Another notable development in the early years of the history of La Vida was the formation of the La Vida Mineral Water Company, which appears to go back as far as 1929.  This may also have been a brainchild of Rosenbaum, although no incorporators of the separate company have been located so far.  By early 1931, though, advertisements for La Vida Mineral Water showed up in downtown Los Angeles and as far afield as Prescott, Arizona.  Radio and print advertisements and a listing of copyright entries with the federal government soon followed in 1932 and there was even a San Francisco office listed in that city's directories starting in 1932.  By 1934, there was a Los Angeles office on West 2nd Street and a name finally associated with the mineral water firm:  An H. Schugt appears in the 1935 North Orange County Directory as the manager at the same post office box adddress as for Rosenbaum.

As mentioned in the 1930 census post for Olinda, this year should bring the release of the 1940 federal census (these are made public after 72 years.)  While it is known that Rosenbaum was at La Vida to at least that year, it will be interesting to see who else was counted in that enumeration at the Springs as the history continues into the World War II years and beyond.


Anonymous said...

I didn't know how to contact you other than place a comment on this blog.

cert# 500

would it be worth anything to a collector? or even a local? :)
Just curious. thanks

prs said...

Hello anonymous, as a matter of fact, I'm going to do a post here pretty soon on the La Vida Mineral Water Company and its late 1920s/early 1930s activties.
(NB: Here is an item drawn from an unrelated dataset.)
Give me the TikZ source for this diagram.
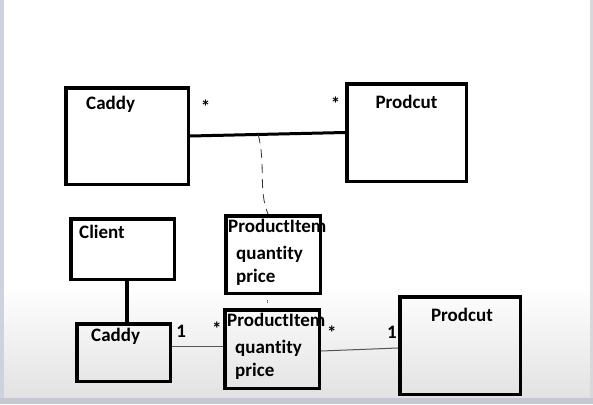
\documentclass[tikz,border=0pt]{standalone}
\usepackage{fontspec}
\setmainfont{Carlito}[Ligatures=NoCommon]
\usepackage{xcolor}
\definecolor{panelgray}{RGB}{226, 226, 226}
\definecolor{edgeblue}{RGB}{204, 211, 222}
\definecolor{stripgray}{RGB}{196, 200, 208}
\definecolor{wiregray}{RGB}{85, 85, 85}
\usetikzlibrary{
    positioning
}
\tikzstyle{box} = [
    rectangle,
    draw=black,
    line width=3.5pt,
    inner sep=0pt
]
\tikzstyle{title} = [
    font=\bfseries\fontsize{19}{21}\selectfont,
    inner sep=0pt
]
\tikzstyle{attrs} = [
    font=\bfseries\fontsize{19}{22.5}\selectfont,
    align=left,
    inner sep=0pt
]
\tikzstyle{mult} = [
    font=\bfseries\fontsize{19}{21}\selectfont,
    inner sep=0pt
]
\tikzstyle{assoc} = [
    line width=3pt
]
\tikzstyle{wire} = [
    line width=1pt,
    draw=wiregray
]
\tikzstyle{link} = [
    line width=0.8pt,
    draw=black!80,
    dash pattern=on 9pt off 6pt
]

\begin{document}
\begin{tikzpicture}[x=1pt, y=-1pt]

% Hintergrund
\fill[white] (0,0) rectangle (593,404);
\shade[top color=white, bottom color=panelgray] (0,285) rectangle (593,398);
\fill[stripgray] (0,398) rectangle (593,404);
\fill[edgeblue] (0,0) rectangle (4,398);
\fill[stripgray!70] (590,0) rectangle (593,398);
\useasboundingbox (0,0) rectangle (593,404);

% Klassen oben
\node (caddyA) [box, minimum width=122.5pt, minimum height=96.5pt] at (127,136) {};
\node (prodA) [box, minimum width=119.5pt, minimum height=97.5pt] at (406.5,132.5) {};
\node (piA) [box, minimum width=94.5pt, minimum height=77.5pt] at (273,254.5) {};

% Klassen unten
\node (clientB) [box, minimum width=103.5pt, minimum height=60.5pt] at (122.5,249) {};
\node (caddyB) [box, minimum width=93.5pt, minimum height=57.5pt] at (123.5,352.5) {};
\node (piB) [box, minimum width=94.5pt, minimum height=78.5pt] at (272,349) {};
\node (prodB) [box, minimum width=120.5pt, minimum height=97.5pt] at (460,345.5) {};

% Namen
\node (caddyAname) [title, anchor=north west, below right=10pt and 22pt of caddyA.north west] {Caddy};
\node (prodAname) [title, below=13pt of prodA.north] {Prodcut};
\node (piAname) [title, anchor=north west, below right=5pt and 4pt of piA.north west] {ProductItem};
\node (piAattrs) [attrs, anchor=north west, below right=32pt and 12pt of piA.north west] {quantity\\price};
\node (clientBname) [title, anchor=north west, below right=8pt and 10pt of clientB.north west] {Client};
\node (caddyBname) [title, anchor=north west, below right=6pt and 16pt of caddyB.north west] {Caddy};
\node (piBname) [title, anchor=north west, below right=5pt and 4pt of piB.north west] {ProductItem};
\node (piBattrs) [attrs, anchor=north west, below right=32pt and 12pt of piB.north west] {quantity\\price};
\node (prodBname) [title, below=13pt of prodB.north, xshift=2pt] {Prodcut};

% Assoziationen
\draw [assoc] (caddyA.east)
    -- node[mult, pos=0.10, above=21pt] {*}
       coordinate[pos=0.44] (assocMid)
       node[mult, pos=0.94, above=21pt] {*}
    (prodA.west);
\draw [link] (assocMid) .. controls (266,165) and (258,190) .. ([xshift=-5pt]piA.north);

\draw [line width=3.5pt] ([xshift=4.5pt]clientB.south) -- ([xshift=3.5pt]caddyB.north);
\draw [wire] ([yshift=6.5pt]caddyB.east)
    -- node[mult, pos=0.18, above=8pt] {1}
       node[mult, pos=0.88, above=10pt] {*}
    ([yshift=3pt]piB.west);
\draw [wire] ([yshift=-2pt]piB.east)
    -- node[mult, pos=0.14, above=11pt] {*}
       node[mult, pos=0.92, above=9pt] {1}
    ([yshift=-2.5pt]prodB.west);

% kleiner Strich zwischen den ProductItems
\draw [thin, dash pattern=on 0pt off 5pt on 3pt off 20pt] ([xshift=-5pt]piA.south) -- ([xshift=-5pt]piB.north);

\end{tikzpicture}
\end{document}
If you're interested in selling, how do I get in contact? Thanks.

sweetsimplicity said...

wow! I'm looking forward to it! neat! :) i believe that i'm under the username gigglefight. I'll post the comment under my google account. k. this is a great blog for info; I've just passed the link on. :) another is interest in more information on this company

please email me; I'm subscribed to this blog. feel free to email me back on my gmail. thanks.

here's a link to a user on listia, it maybe of interest you.

sweetsimplicity said...


just a little help to a fairly new user on listia.com :)


prs said...

Hello sweetsimplicity, I didn't see a Google e-mail addres for you on your Blogger profile. Thanks.

sweetsimplicity said...

yes. i noticed. it's like on this blog as well. anyhow here it is:

keep in touch!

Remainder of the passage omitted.